The $i$-th Chebyshev polynomial of the 2nd kind is defined to be the polynomial $U_i(x)$ that satisfies \begin{equation} U_i(\cos \theta) \sin\theta = \sin(i+1)\theta. \end{equation}
There exists an identity for the product of Chebyshev polynomials of the 2nd kind, which is as follows: \begin{equation} U_i(x)U_j(x) = \sum_{k=0}^j U_{i-j+2k}(x) \qquad (i \geq j) \end{equation} Thus every product of Chebyshev polynomials of the 2nd kind may be written as a sum of Chebyshev polynomials of the 2nd kind.
Now consider some fixed $n$ and consider the extended ring of integers \begin{equation} R=\mathbb{Z}\left[U_1\left(\cos\frac{\pi}{n}\right),\ldots,U_{m}\left(\cos\frac{\pi}{n}\right)\right], \end{equation} where \begin{equation} m= \begin{cases} \frac{n-3}{2} & n \text{ odd,} \\ \frac{n-2}{2} & n \text{ even}. \end{cases} \end{equation}
(The reasoning for this choice of $m$ is that the values of $U_i\left(\cos\frac{\pi}{n}\right)$ are symmetric either side of $U_m\left(\cos\frac{\pi}{n}\right)$)
My question is this: Is this 'decomposition' of a product of Chebyshev polynomials of the second kind into summands 'unique in the ring $R$'? To be more precise, given a product \begin{equation} p=\prod_{k=1}^l U_{i_k}\left(\cos\frac{\pi}{n}\right) \in R \end{equation} with each $i_k \in \{0,\ldots,m\}$, and given two elements \begin{align} r &= \sum_{i=0}^{m} a_i U_i\left(\cos\frac{\pi}{n}\right)\in R \\ s &= \sum_{i=0}^{m} b_i U_i\left(\cos\frac{\pi}{n}\right)\in R \end{align} such that $r=p=s$, do we necessarily have $a_i=b_i$ for all $0 \leq i \leq m$?
(Note that here we have $U_0(\cos\theta)=1$.)
The answer, it seems, is no for general $n$. Here is a simple counterexample.

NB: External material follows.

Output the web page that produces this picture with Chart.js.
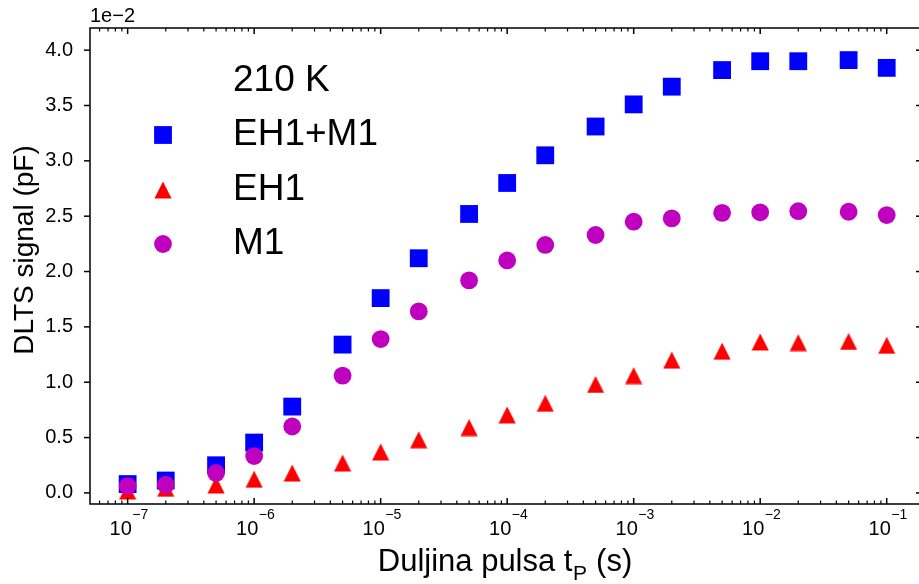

Consider the case where $n = 9$. With this choice of $n$, our ring $R$ is defined to be \begin{equation*} R=\mathbb{Z}\left[U_1\left(\cos\frac{\pi}{9}\right), U_2\left(\cos\frac{\pi}{9}\right), U_3\left(\cos\frac{\pi}{9}\right)\right] \end{equation*}
Now one can use the identity \begin{equation*} 2\cos\frac{\pi}{9}-2\cos\frac{2\pi}{9}+2\cos\frac{3\pi}{9}-2\cos\frac{4\pi}{9}=1 \end{equation*} along with the fact that $2\cos\frac{3\pi}{9}=1$ to construct a polynomial \begin{equation*} x^3 - 3x - 1 \end{equation*} whose roots are $2\cos\frac{\pi}{9}$, $-2\cos\frac{2\pi}{9}$ and $-2\cos\frac{4\pi}{9}$.
The first few Chebyshev polynomials of the second kind with respect to the variable $\frac{x}{2}$ are \begin{equation*} U_0\left(\frac{x}{2}\right) = 1, \end{equation*} \begin{equation*} U_1\left(\frac{x}{2}\right) = x, \end{equation*} \begin{equation*} U_2\left(\frac{x}{2}\right) = x^2-1, \end{equation*} \begin{equation*} U_3\left(\frac{x}{2}\right) = x^3-2x. \end{equation*} Considering the quotient ring $\mathbb{Z}[x]/(x^3-3x-1)$ we obtain \begin{equation*} \left[U_3\left(\frac{x}{2}\right)\right] = [x+1] \end{equation*}
Thus, we have \begin{equation*} U_3\left(\cos\frac{\pi}{9}\right) = U_0\left(\cos\frac{\pi}{9}\right) + U_1\left(\cos\frac{\pi}{9}\right) \end{equation*} and hence $U_3\left(\cos\frac{\pi}{9}\right)$ is linearly dependent in $R$.
I suspect that the original claim/question holds only if the degree of minimal polynomial of $\cos\frac{\pi}{n}$ is strictly greater than $m$.